*** Records for the exercise

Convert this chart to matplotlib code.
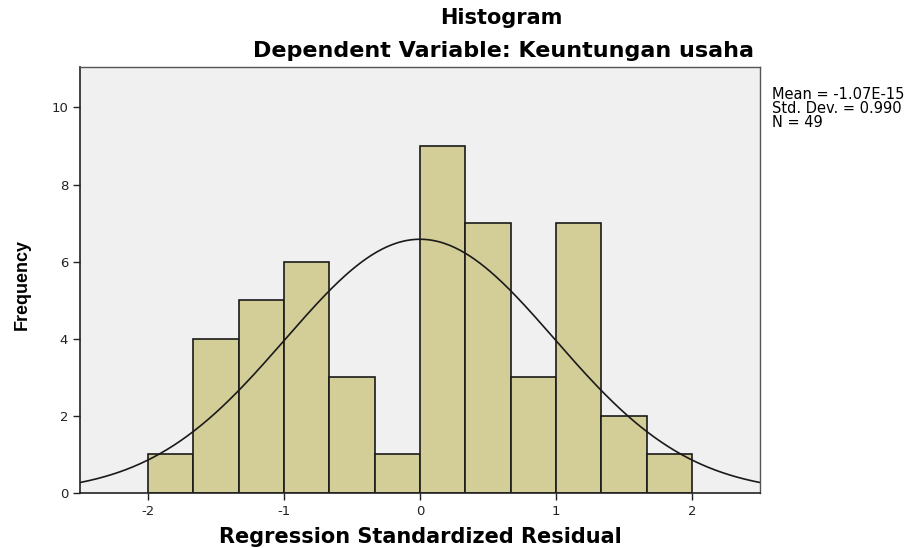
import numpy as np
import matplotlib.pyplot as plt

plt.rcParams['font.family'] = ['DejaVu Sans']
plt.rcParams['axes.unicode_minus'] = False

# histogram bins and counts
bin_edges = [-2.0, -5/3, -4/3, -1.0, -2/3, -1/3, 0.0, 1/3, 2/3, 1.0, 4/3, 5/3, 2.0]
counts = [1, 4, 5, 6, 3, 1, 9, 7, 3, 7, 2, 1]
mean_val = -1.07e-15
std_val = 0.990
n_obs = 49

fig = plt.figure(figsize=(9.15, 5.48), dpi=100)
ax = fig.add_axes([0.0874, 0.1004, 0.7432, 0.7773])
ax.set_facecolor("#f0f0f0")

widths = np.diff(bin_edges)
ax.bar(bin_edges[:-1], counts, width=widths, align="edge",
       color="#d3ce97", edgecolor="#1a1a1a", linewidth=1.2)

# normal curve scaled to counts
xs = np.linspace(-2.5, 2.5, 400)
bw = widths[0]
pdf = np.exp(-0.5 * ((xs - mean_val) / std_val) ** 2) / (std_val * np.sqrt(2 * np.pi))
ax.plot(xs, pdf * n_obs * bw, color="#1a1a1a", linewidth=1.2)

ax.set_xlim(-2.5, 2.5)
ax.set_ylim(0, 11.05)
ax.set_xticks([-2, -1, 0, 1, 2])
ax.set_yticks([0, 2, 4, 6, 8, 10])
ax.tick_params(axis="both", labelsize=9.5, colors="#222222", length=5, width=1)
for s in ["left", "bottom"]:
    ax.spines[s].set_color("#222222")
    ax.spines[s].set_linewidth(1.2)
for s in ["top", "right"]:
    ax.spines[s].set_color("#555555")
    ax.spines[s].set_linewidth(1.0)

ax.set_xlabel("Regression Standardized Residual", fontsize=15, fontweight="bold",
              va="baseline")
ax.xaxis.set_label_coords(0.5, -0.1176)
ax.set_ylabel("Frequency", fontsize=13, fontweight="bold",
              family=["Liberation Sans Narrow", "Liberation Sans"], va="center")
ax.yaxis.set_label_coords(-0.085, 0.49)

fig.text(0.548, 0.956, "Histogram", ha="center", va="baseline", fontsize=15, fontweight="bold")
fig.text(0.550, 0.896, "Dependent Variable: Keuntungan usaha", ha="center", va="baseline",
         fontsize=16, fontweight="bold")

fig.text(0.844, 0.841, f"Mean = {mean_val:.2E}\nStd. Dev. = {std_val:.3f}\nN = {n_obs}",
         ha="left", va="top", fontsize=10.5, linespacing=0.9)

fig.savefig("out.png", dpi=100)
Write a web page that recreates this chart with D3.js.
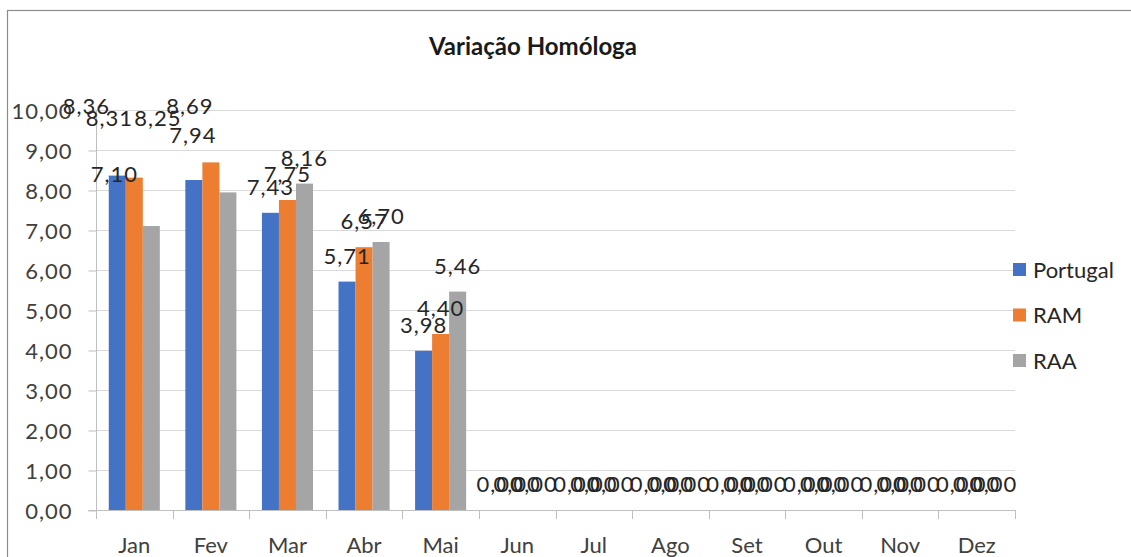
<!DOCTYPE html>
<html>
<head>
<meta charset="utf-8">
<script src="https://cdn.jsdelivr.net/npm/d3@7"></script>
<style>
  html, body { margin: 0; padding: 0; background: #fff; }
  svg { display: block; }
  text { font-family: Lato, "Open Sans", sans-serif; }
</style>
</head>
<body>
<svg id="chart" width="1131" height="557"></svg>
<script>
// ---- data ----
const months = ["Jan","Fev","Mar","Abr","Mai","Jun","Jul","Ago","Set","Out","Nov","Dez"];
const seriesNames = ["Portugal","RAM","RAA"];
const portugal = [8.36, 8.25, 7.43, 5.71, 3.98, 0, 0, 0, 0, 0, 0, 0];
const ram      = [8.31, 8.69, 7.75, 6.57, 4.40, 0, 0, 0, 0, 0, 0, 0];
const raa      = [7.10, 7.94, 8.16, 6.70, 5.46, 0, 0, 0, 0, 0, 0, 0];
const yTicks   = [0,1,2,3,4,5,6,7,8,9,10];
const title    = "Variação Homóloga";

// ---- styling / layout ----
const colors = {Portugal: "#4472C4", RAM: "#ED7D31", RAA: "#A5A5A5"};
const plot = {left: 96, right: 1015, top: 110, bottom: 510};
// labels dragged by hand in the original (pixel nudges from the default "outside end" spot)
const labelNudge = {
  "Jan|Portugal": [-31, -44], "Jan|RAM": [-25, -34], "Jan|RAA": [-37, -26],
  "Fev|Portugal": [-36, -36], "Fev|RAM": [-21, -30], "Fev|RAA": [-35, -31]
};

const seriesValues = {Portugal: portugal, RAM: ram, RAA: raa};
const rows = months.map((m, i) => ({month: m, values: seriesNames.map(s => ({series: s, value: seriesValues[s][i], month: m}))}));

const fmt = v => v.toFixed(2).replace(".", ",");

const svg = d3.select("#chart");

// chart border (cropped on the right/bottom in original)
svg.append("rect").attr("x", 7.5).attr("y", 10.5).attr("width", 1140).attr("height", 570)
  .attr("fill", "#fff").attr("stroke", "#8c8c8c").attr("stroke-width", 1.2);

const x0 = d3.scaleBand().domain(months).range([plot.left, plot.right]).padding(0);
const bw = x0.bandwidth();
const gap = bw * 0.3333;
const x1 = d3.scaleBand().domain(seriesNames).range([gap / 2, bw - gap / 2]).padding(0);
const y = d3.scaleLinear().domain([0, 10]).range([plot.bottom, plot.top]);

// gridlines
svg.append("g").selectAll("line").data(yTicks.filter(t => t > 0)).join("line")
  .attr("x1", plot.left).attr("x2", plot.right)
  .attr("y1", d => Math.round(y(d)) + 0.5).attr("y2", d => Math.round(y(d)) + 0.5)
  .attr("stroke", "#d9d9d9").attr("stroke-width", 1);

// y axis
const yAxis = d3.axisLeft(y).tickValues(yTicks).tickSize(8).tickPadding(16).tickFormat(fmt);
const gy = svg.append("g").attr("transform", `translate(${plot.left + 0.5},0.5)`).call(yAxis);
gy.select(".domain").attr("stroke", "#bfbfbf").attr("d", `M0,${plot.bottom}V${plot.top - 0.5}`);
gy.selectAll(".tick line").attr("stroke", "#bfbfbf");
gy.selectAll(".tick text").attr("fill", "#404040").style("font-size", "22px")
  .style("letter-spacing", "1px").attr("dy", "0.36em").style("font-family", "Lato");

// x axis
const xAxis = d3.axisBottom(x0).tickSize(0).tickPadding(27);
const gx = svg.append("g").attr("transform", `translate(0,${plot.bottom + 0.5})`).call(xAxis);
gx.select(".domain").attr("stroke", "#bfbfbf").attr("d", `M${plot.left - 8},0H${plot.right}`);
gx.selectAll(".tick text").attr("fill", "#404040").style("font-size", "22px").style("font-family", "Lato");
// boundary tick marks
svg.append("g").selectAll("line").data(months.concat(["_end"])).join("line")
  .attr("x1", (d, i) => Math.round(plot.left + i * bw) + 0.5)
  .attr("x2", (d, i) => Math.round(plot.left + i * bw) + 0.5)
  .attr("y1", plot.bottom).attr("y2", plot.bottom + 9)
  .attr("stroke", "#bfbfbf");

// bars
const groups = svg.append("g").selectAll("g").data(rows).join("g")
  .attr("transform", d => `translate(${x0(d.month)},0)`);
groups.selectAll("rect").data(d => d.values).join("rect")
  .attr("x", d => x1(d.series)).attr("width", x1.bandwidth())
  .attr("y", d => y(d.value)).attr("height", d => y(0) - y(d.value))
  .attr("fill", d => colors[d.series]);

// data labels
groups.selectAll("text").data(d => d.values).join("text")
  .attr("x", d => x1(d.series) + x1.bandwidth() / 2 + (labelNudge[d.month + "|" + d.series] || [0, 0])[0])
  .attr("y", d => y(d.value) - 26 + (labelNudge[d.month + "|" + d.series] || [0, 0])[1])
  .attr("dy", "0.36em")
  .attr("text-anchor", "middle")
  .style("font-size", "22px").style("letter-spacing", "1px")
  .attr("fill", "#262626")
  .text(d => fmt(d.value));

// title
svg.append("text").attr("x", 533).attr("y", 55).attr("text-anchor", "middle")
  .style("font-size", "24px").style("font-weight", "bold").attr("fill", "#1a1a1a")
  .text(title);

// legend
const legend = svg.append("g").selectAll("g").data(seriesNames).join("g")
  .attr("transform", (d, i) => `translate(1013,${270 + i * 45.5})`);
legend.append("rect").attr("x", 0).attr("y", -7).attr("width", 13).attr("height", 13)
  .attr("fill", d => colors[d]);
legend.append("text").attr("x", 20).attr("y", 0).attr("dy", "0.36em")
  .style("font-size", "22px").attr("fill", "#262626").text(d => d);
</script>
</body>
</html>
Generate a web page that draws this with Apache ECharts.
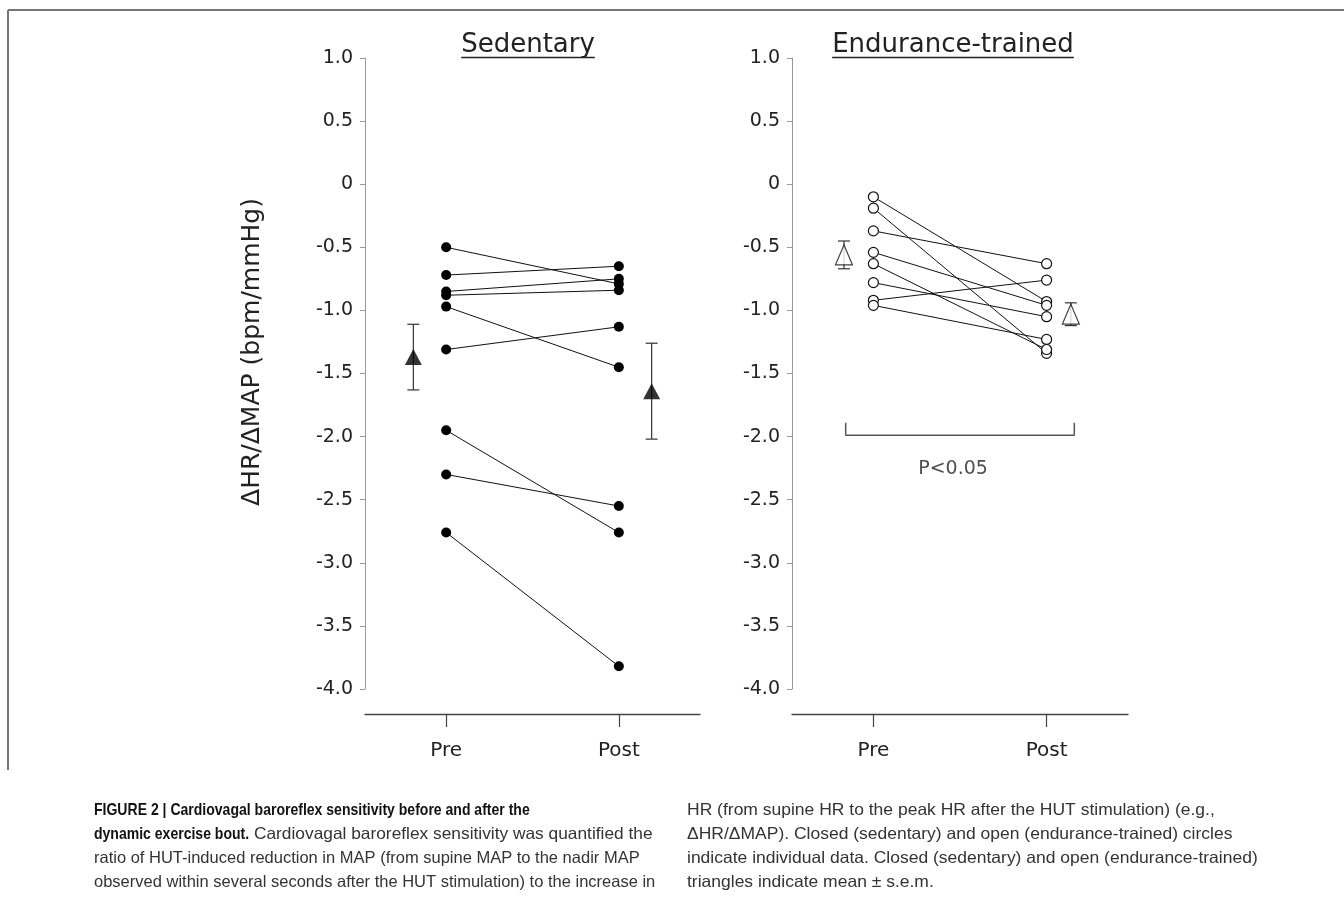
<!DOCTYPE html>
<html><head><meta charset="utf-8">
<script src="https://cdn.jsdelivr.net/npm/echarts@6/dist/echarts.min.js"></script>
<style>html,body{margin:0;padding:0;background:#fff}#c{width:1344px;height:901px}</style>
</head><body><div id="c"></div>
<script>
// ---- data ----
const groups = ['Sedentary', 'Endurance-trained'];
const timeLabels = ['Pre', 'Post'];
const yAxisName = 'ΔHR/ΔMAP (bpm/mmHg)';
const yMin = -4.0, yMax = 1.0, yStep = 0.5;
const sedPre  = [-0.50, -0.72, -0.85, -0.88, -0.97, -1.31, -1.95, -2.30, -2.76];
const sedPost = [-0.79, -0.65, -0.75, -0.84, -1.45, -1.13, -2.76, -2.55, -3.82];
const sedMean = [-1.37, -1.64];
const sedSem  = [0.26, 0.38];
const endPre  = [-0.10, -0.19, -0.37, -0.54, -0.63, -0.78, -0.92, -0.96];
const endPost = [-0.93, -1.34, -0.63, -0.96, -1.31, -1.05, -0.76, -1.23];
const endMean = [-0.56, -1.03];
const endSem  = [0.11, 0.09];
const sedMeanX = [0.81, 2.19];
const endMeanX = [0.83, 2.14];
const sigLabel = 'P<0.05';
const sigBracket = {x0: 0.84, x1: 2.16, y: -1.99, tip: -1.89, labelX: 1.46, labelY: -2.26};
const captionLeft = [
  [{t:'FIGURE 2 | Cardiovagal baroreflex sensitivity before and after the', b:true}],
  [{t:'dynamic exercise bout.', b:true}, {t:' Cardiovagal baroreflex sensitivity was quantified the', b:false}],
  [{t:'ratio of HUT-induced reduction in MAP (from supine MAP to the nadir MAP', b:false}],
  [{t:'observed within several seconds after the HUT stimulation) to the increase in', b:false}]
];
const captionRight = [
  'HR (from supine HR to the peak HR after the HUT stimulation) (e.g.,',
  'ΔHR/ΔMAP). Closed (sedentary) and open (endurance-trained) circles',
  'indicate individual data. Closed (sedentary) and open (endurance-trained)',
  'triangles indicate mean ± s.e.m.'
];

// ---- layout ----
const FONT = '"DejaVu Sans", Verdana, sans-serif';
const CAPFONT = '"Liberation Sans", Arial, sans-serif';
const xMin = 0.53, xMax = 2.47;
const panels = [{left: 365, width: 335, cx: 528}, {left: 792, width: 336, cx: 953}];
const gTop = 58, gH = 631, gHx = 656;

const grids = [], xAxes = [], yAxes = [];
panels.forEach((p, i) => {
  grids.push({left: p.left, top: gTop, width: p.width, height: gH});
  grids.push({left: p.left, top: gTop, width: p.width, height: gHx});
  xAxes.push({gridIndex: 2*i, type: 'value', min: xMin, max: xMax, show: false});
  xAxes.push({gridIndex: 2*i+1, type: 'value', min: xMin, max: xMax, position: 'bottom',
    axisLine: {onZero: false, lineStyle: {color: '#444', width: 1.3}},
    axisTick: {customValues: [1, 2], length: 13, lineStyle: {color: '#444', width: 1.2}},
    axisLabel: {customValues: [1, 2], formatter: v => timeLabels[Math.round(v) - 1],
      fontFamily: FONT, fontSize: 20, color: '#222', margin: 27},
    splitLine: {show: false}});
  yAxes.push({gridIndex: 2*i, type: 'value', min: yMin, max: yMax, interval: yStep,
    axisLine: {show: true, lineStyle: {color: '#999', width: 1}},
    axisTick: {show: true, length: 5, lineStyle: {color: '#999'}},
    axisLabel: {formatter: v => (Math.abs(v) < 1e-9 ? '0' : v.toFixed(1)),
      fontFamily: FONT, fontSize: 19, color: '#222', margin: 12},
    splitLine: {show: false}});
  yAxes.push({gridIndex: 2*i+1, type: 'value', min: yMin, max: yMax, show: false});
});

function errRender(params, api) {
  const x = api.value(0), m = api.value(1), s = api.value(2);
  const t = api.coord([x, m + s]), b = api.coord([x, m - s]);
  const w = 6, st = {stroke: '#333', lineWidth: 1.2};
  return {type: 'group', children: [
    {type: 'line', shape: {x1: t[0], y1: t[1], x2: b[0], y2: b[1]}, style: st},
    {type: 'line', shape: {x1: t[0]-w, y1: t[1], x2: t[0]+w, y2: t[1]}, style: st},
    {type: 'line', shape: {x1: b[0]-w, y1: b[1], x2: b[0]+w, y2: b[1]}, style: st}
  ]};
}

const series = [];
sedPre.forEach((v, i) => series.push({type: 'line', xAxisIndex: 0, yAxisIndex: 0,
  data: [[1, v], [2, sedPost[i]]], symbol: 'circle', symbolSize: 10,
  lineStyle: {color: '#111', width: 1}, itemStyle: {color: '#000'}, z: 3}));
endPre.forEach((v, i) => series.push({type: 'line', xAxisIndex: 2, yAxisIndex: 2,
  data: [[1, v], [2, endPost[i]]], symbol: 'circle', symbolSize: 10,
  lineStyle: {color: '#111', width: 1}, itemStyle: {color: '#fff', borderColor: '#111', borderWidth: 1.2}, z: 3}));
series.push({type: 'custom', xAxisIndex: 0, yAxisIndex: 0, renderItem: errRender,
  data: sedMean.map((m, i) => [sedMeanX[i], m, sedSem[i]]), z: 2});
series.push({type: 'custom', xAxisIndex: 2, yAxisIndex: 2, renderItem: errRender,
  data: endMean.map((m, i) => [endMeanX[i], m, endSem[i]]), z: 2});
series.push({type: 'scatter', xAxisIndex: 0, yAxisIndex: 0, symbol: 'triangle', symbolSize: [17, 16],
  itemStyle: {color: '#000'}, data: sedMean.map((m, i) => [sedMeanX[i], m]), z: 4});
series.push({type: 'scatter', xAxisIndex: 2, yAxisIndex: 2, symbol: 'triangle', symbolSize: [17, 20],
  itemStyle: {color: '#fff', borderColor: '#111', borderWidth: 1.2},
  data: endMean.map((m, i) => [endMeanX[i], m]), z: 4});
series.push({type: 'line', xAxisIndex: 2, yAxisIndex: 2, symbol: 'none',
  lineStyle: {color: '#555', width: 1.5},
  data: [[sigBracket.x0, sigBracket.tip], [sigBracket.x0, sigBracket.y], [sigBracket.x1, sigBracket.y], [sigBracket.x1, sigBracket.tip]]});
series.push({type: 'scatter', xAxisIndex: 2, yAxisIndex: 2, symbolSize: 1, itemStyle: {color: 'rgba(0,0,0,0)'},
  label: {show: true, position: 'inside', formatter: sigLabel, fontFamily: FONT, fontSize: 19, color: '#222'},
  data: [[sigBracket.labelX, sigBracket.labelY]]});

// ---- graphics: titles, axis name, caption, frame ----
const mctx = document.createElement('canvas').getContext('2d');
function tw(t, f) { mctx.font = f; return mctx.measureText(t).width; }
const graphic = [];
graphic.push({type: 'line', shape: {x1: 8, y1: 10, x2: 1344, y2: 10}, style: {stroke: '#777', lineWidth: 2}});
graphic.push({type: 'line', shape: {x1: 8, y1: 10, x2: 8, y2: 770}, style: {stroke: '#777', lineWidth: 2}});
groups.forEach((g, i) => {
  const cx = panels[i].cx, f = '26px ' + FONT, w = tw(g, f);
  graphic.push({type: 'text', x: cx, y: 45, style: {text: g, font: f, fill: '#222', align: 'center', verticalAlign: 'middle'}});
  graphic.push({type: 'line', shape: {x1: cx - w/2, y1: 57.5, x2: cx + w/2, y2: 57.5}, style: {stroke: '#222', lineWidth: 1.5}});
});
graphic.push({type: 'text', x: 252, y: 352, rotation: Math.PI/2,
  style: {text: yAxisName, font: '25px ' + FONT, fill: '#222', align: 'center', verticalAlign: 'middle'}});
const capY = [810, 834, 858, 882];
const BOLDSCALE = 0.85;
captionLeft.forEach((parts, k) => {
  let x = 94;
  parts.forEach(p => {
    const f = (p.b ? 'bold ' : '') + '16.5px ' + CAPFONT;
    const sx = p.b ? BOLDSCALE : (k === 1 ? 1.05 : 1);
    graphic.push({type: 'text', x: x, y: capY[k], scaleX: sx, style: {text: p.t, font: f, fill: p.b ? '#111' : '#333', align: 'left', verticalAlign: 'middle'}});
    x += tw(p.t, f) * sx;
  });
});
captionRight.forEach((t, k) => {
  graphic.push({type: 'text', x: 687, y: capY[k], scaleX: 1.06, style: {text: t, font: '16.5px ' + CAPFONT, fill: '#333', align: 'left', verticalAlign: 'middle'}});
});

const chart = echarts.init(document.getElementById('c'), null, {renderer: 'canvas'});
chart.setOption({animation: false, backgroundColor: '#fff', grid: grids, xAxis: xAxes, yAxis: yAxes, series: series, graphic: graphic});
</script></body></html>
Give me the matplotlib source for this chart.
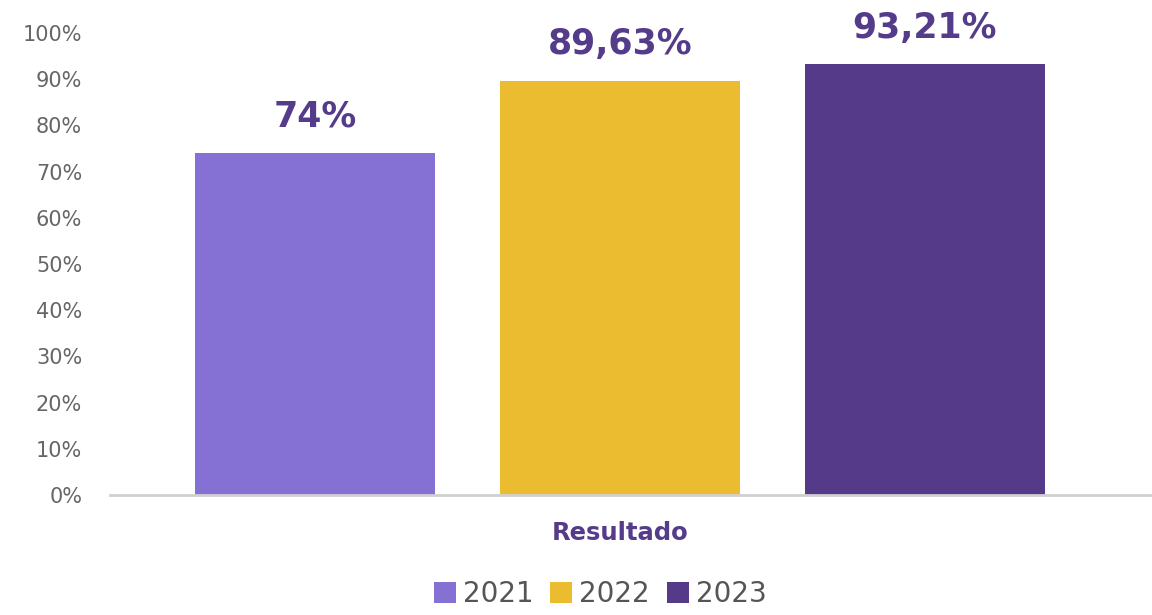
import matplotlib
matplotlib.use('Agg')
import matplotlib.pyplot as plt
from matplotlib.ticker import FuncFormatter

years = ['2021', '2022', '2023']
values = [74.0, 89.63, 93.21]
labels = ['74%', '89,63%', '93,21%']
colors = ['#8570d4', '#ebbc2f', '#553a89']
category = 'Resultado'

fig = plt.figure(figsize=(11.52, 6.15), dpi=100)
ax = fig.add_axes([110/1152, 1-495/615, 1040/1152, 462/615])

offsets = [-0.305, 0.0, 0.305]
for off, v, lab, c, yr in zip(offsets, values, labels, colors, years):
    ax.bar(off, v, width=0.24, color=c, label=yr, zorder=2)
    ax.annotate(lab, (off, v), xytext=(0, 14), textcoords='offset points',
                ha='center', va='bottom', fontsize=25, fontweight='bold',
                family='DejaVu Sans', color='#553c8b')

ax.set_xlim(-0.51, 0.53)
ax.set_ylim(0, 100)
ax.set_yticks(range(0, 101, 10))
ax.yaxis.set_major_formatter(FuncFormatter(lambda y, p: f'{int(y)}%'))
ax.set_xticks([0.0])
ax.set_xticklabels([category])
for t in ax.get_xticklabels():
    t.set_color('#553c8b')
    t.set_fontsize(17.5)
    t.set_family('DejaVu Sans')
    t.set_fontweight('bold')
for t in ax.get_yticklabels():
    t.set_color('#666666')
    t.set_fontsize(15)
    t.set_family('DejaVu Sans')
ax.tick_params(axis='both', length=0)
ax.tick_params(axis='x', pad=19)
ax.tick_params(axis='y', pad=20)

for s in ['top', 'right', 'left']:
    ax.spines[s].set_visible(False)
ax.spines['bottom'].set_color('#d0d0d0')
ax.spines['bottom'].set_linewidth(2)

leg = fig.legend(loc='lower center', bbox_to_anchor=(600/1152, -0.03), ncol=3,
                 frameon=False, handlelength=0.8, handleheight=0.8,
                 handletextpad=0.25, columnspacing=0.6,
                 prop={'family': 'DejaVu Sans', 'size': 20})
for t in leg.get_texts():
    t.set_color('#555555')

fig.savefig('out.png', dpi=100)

******

Written task: Check each line above for the string "this", then copy the ones that have it.

Finished task:
Convert this chart to matplotlib code.
Write a web page that recreates this chart with D3.js.
Generate a web page that draws this with Apache ECharts.
Give me the matplotlib source for this chart.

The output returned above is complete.